> There are a few things that will not be supported in the Wayland version, though. Xsettings has been replaced with GSettings, for example. Wayland doesn't support self-positioning of windows — that is left to the compositor — so Emacs is unable to support options that fix the position of windows.
will break some things in current Emacs packages. (E.g. what equake[1], an elisp drop-down terminal, does.)
I'm using this copr build for about a year with Wayland and native compile support, and am wondering why it's still not merged. Looks very stable to me. But still better than Debian, where you got nothing.
Will I still be able to compile Emacs to use X and libXaw3D for the foreseeable future? Or is this some "modernization" effort to break what's old and works and force everybody onto GNOME's new hotness?
I think the person you reply to is aware of that but is asking whether it's still available in upstream.
> You will always be able to do that.
There's a difference between the functionality existing and having to implement it yourself. It's unlikely to be trivial to do so even if it's open source, so your response is not helpful to answering the question.

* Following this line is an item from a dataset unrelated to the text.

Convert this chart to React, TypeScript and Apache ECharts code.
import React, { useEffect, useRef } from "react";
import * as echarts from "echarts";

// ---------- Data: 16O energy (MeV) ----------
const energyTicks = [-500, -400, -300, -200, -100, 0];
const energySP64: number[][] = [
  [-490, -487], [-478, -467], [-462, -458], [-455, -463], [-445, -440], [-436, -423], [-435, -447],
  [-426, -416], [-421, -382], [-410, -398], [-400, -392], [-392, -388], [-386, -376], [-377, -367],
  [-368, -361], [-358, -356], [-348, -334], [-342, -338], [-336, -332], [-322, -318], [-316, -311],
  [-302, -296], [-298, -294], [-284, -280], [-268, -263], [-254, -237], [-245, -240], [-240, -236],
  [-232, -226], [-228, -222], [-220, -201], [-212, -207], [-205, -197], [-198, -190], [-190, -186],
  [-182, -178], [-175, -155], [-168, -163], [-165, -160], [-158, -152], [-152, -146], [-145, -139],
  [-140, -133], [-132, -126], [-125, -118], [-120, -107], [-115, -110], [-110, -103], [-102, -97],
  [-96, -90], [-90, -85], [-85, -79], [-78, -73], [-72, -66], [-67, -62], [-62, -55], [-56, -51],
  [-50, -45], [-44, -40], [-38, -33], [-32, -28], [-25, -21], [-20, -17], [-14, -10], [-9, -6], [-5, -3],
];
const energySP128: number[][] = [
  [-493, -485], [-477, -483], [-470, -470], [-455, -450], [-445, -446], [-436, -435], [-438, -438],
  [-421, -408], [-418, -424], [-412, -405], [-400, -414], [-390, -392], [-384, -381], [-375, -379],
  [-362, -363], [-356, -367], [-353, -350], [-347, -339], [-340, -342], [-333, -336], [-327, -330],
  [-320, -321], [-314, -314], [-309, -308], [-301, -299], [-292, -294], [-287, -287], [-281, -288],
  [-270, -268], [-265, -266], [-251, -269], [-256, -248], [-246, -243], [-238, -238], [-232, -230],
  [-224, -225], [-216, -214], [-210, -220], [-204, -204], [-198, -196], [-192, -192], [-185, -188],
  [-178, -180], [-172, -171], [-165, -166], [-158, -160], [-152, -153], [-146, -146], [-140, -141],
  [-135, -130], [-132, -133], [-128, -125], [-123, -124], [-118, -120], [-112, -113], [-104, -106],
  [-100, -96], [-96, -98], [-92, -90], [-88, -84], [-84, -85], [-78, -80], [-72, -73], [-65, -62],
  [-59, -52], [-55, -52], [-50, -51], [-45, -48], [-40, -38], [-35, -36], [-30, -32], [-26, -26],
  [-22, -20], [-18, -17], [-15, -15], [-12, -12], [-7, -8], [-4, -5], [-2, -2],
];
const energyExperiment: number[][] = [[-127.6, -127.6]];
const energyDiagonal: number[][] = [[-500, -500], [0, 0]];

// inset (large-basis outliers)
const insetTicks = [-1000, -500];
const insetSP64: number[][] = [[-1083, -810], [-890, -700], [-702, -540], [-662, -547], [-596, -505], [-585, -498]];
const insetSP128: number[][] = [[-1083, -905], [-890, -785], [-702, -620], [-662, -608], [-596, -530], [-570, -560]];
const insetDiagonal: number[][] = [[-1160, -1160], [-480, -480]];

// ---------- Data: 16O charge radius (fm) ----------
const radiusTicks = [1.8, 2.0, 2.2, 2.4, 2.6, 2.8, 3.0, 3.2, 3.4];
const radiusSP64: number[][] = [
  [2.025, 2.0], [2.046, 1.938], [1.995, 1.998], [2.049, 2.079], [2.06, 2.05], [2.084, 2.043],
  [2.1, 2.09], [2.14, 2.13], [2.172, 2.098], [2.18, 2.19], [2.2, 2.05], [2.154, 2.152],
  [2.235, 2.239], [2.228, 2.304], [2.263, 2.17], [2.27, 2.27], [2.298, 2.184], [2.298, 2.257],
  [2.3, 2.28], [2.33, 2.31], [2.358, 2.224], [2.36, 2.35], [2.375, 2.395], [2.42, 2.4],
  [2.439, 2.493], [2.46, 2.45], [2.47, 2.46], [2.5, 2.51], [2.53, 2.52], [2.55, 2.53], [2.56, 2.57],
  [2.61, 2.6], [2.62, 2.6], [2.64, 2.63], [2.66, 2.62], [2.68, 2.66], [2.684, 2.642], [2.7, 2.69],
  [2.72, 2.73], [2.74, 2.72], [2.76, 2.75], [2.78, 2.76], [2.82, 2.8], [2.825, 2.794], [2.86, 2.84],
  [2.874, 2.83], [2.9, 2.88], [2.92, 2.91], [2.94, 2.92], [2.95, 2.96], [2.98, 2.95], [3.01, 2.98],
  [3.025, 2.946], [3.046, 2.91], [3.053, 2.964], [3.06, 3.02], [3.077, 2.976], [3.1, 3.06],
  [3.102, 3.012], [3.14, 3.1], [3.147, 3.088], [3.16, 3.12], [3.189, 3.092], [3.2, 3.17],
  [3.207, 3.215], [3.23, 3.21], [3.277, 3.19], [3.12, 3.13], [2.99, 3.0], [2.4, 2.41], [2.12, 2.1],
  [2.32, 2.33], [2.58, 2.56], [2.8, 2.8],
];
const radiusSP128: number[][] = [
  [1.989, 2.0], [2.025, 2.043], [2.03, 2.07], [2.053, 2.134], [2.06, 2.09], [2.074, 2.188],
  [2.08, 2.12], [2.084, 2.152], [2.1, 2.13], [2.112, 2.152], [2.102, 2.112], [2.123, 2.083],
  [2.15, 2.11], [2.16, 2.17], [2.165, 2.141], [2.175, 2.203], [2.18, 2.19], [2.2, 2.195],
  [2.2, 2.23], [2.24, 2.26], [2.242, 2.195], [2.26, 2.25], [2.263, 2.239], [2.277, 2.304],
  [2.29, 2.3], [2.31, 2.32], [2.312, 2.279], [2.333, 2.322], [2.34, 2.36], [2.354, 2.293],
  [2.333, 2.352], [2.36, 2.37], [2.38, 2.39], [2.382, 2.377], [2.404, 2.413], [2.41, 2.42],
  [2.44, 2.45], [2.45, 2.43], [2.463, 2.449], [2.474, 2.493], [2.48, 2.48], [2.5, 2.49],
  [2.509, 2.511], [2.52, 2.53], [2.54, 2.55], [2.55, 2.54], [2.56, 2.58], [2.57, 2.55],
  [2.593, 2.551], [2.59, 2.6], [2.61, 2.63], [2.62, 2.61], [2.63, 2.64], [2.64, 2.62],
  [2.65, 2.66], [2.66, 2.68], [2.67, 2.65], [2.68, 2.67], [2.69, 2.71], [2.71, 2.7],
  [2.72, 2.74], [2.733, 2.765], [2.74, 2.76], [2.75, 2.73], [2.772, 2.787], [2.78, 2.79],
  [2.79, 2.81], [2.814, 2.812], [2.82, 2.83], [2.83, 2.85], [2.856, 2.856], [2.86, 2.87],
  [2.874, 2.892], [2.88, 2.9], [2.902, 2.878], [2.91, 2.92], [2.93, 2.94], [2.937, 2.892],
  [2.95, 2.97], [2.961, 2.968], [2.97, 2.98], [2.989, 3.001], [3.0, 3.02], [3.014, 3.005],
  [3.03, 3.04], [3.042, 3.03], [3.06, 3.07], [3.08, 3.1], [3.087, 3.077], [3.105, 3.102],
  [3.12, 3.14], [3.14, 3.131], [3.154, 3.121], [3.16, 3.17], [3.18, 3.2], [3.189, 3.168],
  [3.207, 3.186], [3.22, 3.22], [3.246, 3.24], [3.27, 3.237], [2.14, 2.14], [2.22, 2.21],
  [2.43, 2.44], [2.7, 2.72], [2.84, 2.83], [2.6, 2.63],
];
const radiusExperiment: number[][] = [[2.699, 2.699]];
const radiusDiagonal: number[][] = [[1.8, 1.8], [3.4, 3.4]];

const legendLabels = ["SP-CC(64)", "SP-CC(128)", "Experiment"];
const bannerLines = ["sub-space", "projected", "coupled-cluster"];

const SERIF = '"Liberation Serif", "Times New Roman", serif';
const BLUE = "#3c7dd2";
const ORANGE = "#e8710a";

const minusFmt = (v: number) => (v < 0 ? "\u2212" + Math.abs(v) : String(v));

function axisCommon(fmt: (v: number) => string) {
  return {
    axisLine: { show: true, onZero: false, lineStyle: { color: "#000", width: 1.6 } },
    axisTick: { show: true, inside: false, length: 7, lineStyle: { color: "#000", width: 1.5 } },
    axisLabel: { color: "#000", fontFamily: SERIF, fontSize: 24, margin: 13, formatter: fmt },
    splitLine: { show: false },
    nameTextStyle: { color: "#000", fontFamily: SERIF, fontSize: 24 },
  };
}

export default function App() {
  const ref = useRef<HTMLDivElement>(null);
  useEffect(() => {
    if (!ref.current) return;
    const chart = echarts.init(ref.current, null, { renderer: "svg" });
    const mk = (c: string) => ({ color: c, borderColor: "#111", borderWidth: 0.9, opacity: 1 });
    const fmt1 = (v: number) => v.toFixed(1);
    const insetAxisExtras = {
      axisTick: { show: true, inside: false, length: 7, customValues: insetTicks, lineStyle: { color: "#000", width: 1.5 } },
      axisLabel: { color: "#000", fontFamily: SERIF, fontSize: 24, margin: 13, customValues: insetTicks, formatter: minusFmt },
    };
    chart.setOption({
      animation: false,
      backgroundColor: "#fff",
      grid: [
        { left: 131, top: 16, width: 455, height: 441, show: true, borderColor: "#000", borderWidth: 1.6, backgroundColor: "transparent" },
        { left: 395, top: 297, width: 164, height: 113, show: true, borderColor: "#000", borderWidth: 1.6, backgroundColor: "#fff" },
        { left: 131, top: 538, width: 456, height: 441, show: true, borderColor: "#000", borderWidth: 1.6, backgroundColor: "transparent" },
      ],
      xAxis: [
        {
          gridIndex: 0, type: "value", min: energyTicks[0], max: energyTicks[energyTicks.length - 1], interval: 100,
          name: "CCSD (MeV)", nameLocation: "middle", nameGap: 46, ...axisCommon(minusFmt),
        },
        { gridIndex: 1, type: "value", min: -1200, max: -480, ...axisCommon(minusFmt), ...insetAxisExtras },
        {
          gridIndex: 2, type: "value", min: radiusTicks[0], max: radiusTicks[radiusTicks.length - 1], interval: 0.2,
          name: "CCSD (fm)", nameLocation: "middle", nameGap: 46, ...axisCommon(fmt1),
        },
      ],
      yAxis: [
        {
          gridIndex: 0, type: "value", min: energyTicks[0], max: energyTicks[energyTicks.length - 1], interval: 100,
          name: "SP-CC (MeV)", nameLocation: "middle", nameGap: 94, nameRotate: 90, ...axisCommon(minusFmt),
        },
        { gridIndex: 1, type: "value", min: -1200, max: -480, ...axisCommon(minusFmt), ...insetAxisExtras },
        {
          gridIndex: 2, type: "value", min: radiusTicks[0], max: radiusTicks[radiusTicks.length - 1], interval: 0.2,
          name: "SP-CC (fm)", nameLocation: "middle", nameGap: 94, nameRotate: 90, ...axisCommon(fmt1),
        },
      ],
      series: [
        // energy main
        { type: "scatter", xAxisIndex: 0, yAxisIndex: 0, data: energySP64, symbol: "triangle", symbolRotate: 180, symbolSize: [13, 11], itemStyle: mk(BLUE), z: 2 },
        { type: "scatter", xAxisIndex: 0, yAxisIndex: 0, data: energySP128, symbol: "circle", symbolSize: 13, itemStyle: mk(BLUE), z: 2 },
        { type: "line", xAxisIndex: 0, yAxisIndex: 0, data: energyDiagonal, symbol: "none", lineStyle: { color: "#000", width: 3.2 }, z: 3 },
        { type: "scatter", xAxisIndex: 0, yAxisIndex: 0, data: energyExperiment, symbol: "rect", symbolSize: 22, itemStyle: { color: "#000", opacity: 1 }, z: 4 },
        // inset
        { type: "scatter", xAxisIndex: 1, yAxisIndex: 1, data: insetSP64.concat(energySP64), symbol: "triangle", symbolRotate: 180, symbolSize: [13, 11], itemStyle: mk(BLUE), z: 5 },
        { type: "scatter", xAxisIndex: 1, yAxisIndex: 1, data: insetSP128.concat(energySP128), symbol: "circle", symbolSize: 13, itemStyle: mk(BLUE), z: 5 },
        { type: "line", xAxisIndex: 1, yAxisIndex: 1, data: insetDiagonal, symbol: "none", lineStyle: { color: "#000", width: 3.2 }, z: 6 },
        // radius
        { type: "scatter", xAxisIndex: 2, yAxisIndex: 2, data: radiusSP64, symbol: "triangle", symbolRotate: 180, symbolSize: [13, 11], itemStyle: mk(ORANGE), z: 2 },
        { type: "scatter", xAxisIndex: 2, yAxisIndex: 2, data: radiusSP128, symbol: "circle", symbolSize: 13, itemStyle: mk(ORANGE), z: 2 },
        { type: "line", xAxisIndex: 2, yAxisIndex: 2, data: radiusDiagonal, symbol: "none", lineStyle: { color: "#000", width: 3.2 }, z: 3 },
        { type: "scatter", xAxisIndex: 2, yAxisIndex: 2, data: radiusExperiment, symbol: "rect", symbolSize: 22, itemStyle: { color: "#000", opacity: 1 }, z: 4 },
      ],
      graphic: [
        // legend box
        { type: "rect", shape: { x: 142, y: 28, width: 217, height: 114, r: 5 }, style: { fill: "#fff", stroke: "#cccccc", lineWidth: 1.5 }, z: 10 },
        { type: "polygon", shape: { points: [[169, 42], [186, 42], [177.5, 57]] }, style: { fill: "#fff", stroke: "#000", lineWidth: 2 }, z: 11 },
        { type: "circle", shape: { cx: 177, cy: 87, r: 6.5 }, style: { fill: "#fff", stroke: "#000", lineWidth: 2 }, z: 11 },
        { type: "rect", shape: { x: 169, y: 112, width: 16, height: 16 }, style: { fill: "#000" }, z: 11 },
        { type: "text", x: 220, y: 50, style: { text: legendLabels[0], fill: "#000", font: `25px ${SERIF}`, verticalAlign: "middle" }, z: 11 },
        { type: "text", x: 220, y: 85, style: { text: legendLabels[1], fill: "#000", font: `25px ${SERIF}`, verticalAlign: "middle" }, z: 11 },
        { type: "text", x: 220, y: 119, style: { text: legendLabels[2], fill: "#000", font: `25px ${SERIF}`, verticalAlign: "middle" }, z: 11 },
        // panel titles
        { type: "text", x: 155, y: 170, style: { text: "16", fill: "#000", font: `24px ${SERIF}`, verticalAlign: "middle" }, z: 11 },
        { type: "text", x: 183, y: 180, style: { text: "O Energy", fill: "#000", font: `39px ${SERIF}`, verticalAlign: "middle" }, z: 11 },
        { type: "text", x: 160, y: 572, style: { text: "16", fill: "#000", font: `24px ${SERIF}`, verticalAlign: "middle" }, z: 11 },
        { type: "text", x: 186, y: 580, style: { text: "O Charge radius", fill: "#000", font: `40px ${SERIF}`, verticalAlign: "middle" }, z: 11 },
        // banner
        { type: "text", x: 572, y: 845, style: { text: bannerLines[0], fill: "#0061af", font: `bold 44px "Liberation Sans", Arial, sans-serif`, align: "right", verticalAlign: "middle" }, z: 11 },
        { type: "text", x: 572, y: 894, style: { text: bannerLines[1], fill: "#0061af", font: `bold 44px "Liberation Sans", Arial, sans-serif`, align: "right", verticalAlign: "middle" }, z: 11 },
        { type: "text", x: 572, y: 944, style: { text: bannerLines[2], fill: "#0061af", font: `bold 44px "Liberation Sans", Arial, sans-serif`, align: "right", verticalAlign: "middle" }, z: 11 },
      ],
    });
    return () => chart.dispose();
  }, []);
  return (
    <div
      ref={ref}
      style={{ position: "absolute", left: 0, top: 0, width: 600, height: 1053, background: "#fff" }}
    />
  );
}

If I'm reading the article right, it's not as wayland or gnome specific fix, but a fix at the proper x11 level, generic and independent of the toolkit. That's referenced by the "(and More)".
Yeah, I saw that they implemented a new GTK/Cairo "terminal" backend. This is a good approach and helps to further decouple Emacs's editor core bits from its rendering bits.
That said, for me the biggest problem Wayland solves is screen-tearing, which is most obvious when doing video, smooth scrolling and or panning.
And Emacs supports neither of those things :D
Also: I honestly thought most of that stuff was abstracted away from Emacs when you built it against GTK3, but maybe I'm mistaken.